You would want all $100 to go toward
the 9.99% balance, but that is not how the bank is going to do it.
The bank is going to apply the $100 to the 0% balance. This makes
the
0%-balance $900 and locks the 9.99%-balance at $4,000. In other
words, the bank is going to apply your payment in its best interests
(no pun intended). That would be to pay everything to your low-rate
balances first and lock in the balance at the higher rate, which
creates more revenue for them!
You can avoid this catch-22 by using
a DebtSmart technique! That is simply to make sure that your balance
is $0 before taking advantage of the low-rate transfer.

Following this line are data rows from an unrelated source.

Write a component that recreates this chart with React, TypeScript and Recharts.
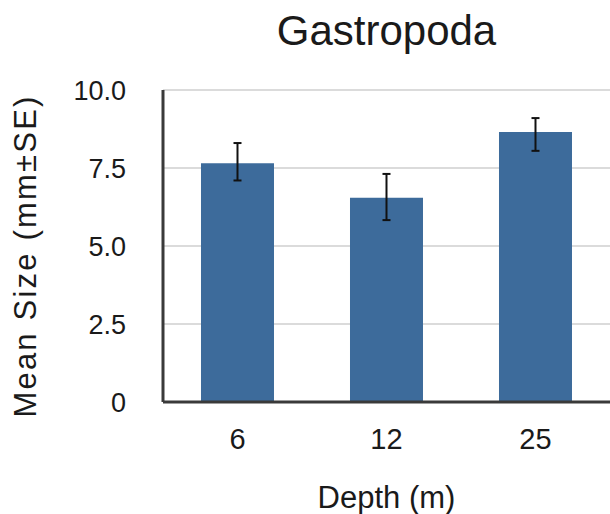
import { BarChart, Bar, XAxis, YAxis, CartesianGrid, ErrorBar } from "recharts";

const depths = ["6", "12", "25"];
const meanSize = [7.65, 6.55, 8.65];
const seLow = [0.55, 0.72, 0.6];
const seHigh = [0.65, 0.76, 0.45];
const yTicks = [0, 2.5, 5, 7.5, 10];

const data = depths.map((d, i) => ({
  depth: d,
  mean: meanSize[i],
  se: [seLow[i], seHigh[i]],
}));

const FONT = "'Liberation Sans', Arial, sans-serif";
const TEXT = "#1a1a1a";
const BAR = "#3d6b9b";

function fmtTick(v: number) {
  return v === 0 ? "0" : v.toFixed(1);
}

function YLabel({ viewBox }: any) {
  const cx = viewBox.x + 36;
  const cy = viewBox.y + viewBox.height / 2 + 10;
  return (
    <text
      x={cx}
      y={cy}
      transform={`rotate(-90 ${cx} ${cy})`}
      textAnchor="middle"
      fontFamily={FONT}
      fontSize={31}
      letterSpacing={2.2}
      fill={TEXT}
    >
      Mean Size (mm±SE)
    </text>
  );
}

function XLabel({ viewBox }: any) {
  const cx = viewBox.x + viewBox.width / 2;
  return (
    <text
      x={cx}
      y={viewBox.y + 106}
      textAnchor="middle"
      fontFamily={FONT}
      fontSize={31}
      fill={TEXT}
    >
      Depth (m)
    </text>
  );
}

export default function App() {
  return (
    <div style={{ position: "absolute", left: 0, top: 0, width: 610, height: 514, background: "#fff" }}>
      <div
        style={{
          position: "absolute",
          left: 163,
          width: 447,
          top: 7,
          textAlign: "center",
          fontFamily: FONT,
          fontSize: 42,
          lineHeight: "48px",
          color: TEXT,
        }}
      >
        Gastropoda
      </div>
      <BarChart
        width={610}
        height={514}
        data={data}
        margin={{ top: 90, right: 0, bottom: 0, left: 0 }}
        barCategoryGap="25.5%"
      >
        <CartesianGrid vertical={false} stroke="#cfcfcf" strokeWidth={1.5} />
        <XAxis
          dataKey="depth"
          height={112}
          axisLine={{ stroke: "#3a3a3a", strokeWidth: 3 }}
          tickLine={false}
          tickSize={0}
          tickMargin={26}
          tick={{ fontFamily: FONT, fontSize: 29, fill: TEXT }}
          label={<XLabel />}
        />
        <YAxis
          width={163}
          domain={[0, 10]}
          ticks={yTicks}
          interval={0}
          tickFormatter={fmtTick}
          axisLine={{ stroke: "#3a3a3a", strokeWidth: 3 }}
          tickLine={false}
          tickSize={0}
          tickMargin={37}
          tick={{ fontFamily: FONT, fontSize: 27, fill: TEXT }}
          label={<YLabel />}
        />
        <Bar dataKey="mean" fill={BAR} isAnimationActive={false}>
          <ErrorBar dataKey="se" width={4} stroke="#111" strokeWidth={2} direction="y" />
        </Bar>
      </BarChart>
    </div>
  );
}
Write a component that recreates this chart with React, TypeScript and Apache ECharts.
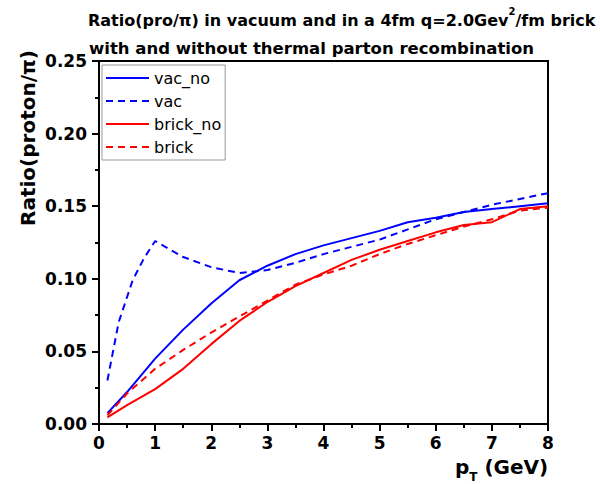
import React, { useEffect, useRef } from "react";
import * as echarts from "echarts";

const vacNoX = [0.15, 0.5, 1, 1.5, 2, 2.5, 3, 3.5, 4, 4.5, 5, 5.5, 6, 6.5, 7, 7.5, 8];
const vacNoY = [0.0075, 0.022, 0.045, 0.065, 0.083, 0.099, 0.109, 0.117, 0.123, 0.128, 0.133, 0.139, 0.142, 0.146, 0.148, 0.150, 0.152];

const vacX = [0.15, 0.35, 0.6, 0.8, 1, 1.5, 2, 2.5, 3, 3.5, 4, 4.5, 5, 5.5, 6, 6.5, 7, 7.5, 8];
const vacY = [0.030, 0.070, 0.099, 0.114, 0.126, 0.115, 0.108, 0.104, 0.106, 0.111, 0.117, 0.122, 0.127, 0.134, 0.141, 0.146, 0.151, 0.155, 0.159];

const brickNoX = [0.15, 0.5, 1, 1.5, 2, 2.5, 3, 3.5, 4, 4.5, 5, 5.5, 6, 6.5, 7, 7.5, 8];
const brickNoY = [0.0045, 0.013, 0.024, 0.038, 0.055, 0.071, 0.084, 0.095, 0.104, 0.113, 0.120, 0.126, 0.132, 0.137, 0.139, 0.148, 0.150];

const brickX = [0.15, 0.5, 1, 1.5, 2, 2.5, 3, 3.5, 4, 4.5, 5, 5.5, 6, 6.5, 7, 7.5, 8];
const brickY = [0.006, 0.021, 0.038, 0.051, 0.063, 0.074, 0.085, 0.096, 0.103, 0.109, 0.117, 0.124, 0.130, 0.136, 0.141, 0.147, 0.149];

const seriesNames = ["vac_no", "vac", "brick_no", "brick"];
const titleLine1 = "Ratio(pro/π) in vacuum and in a 4fm q=2.0Gev";
const titleLine1b = "/fm brick";
const titleLine2 = "with and without thermal parton recombination";
const yName = "Ratio(proton/π)";

const FONT = "'DejaVu Sans', Verdana, sans-serif";

const zip = (xs: number[], ys: number[]) => xs.map((x, i) => [x, ys[i]]);

export default function App() {
  const ref = useRef<HTMLDivElement>(null);
  useEffect(() => {
    document.body.style.margin = "0";
    if (!ref.current) return;
    const chart = echarts.init(ref.current, undefined, { renderer: "svg" });
    const mk = (name: string, data: number[][], color: string, dashed: boolean) => ({
      name,
      type: "line",
      data,
      symbol: "none",
      showSymbol: false,
      lineStyle: { color, width: 2, type: dashed ? [7, 5] : "solid" },
      itemStyle: { color },
    });
    chart.setOption({
      animation: false,
      backgroundColor: "#fff",
      grid: {
        left: 99, top: 61, right: 52, bottom: 60,
        containLabel: false, outerBoundsMode: "none",
        show: true, borderColor: "#000", borderWidth: 2, backgroundColor: "transparent",
      },
      legend: {
        data: seriesNames,
        orient: "vertical",
        left: 102,
        top: 65,
        itemWidth: 43,
        itemHeight: 14,
        itemGap: 7,
        padding: [5, 4, 5, 3],
        backgroundColor: "#fff",
        borderColor: "#999",
        borderWidth: 1,
        itemStyle: { opacity: 0 },
        textStyle: { fontFamily: FONT, fontSize: 16, color: "#000", lineHeight: 16 },
      },
      xAxis: {
        type: "value",
        min: 0,
        max: 8,
        interval: 1,
        splitLine: { show: false },
        axisLine: { show: true, onZero: false, lineStyle: { color: "#000", width: 2 } },
        axisTick: { show: true, inside: false, length: 7, lineStyle: { color: "#000", width: 2 } },
        minorTick: { show: true, splitNumber: 2, length: 4, lineStyle: { color: "#000", width: 2 } },
        axisLabel: { fontFamily: FONT, fontSize: 17, fontWeight: "bold", color: "#000", margin: 10 },
      },
      yAxis: {
        type: "value",
        min: 0,
        max: 0.25,
        interval: 0.05,
        splitLine: { show: false },
        axisLine: { show: true, onZero: false, lineStyle: { color: "#000", width: 2 } },
        axisTick: { show: true, inside: false, length: 7, lineStyle: { color: "#000", width: 2 } },
        minorTick: { show: true, splitNumber: 2, length: 4, lineStyle: { color: "#000", width: 2 } },
        axisLabel: { fontFamily: FONT, fontSize: 17, fontWeight: "bold", color: "#000", margin: 12, formatter: (v: number) => v.toFixed(2) },
      },
      series: [
        mk("vac_no", zip(vacNoX, vacNoY), "#0000ff", false),
        mk("vac", zip(vacX, vacY), "#0000ff", true),
        mk("brick_no", zip(brickNoX, brickNoY), "#ff0000", false),
        mk("brick", zip(brickX, brickY), "#ff0000", true),
      ],
      graphic: [
        {
          type: "text",
          left: 88,
          top: 6,
          style: {
            text: "{a|" + titleLine1 + "}{s|2}{a|" + titleLine1b + "}",
            rich: {
              a: { fontFamily: FONT, fontSize: 16, fontWeight: "bold", fill: "#000", verticalAlign: "bottom", lineHeight: 22 },
              s: { fontFamily: FONT, fontSize: 10, fontWeight: "bold", fill: "#000", verticalAlign: "top", lineHeight: 22, padding: [0, 0, 8, 0] },
            },
          },
        },
        {
          type: "text",
          left: 89,
          top: 40,
          style: { text: titleLine2, fontFamily: FONT, fontSize: 16.5, fontWeight: "bold", fill: "#000" },
        },
        {
          type: "text",
          x: 28,
          y: 138,
          rotation: Math.PI / 2,
          style: { text: yName, fontFamily: FONT, fontSize: 20, fontWeight: "bold", fill: "#000", align: "center", verticalAlign: "middle" },
        },
        {
          type: "text",
          left: 455,
          top: 457,
          style: {
            text: "{a|p}{s|T}{a| (GeV)}",
            rich: {
              a: { fontFamily: FONT, fontSize: 20, fontWeight: "bold", fill: "#000", lineHeight: 26, verticalAlign: "top" },
              s: { fontFamily: FONT, fontSize: 12, fontWeight: "bold", fill: "#000", lineHeight: 26, verticalAlign: "bottom" },
            },
          },
        },
      ],
    });
    return () => chart.dispose();
  }, []);
  return <div ref={ref} style={{ width: 600, height: 484 }} />;
}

Going back to that example. Let's say
that you had those two cards again. One with a $4,000 balance at
9.99% and another with a $1,000 balance at 12% APR. The low-rate
offer is on the card with the $4,000 balance. Your strategy is to
first transfer your balance from the 9.99% card to the 12% card (in
this example), making the balance $0 on the 9.99% card and $5,000 on
the 12% card.
The low-rate 0%-transfer offer is on
the 9.99% card, which now has a $0 balance. At this point you
transfer the entire $5,000 to the 0% (was 9.99%) card from the 12%
card. After completing these steps, your entire balance is at 0%. No
split balances.
Of course, your entire payment is
being applied to the 0% balance, but the $4,000 is not being charged
9.99%! That's how you beat them at their own game!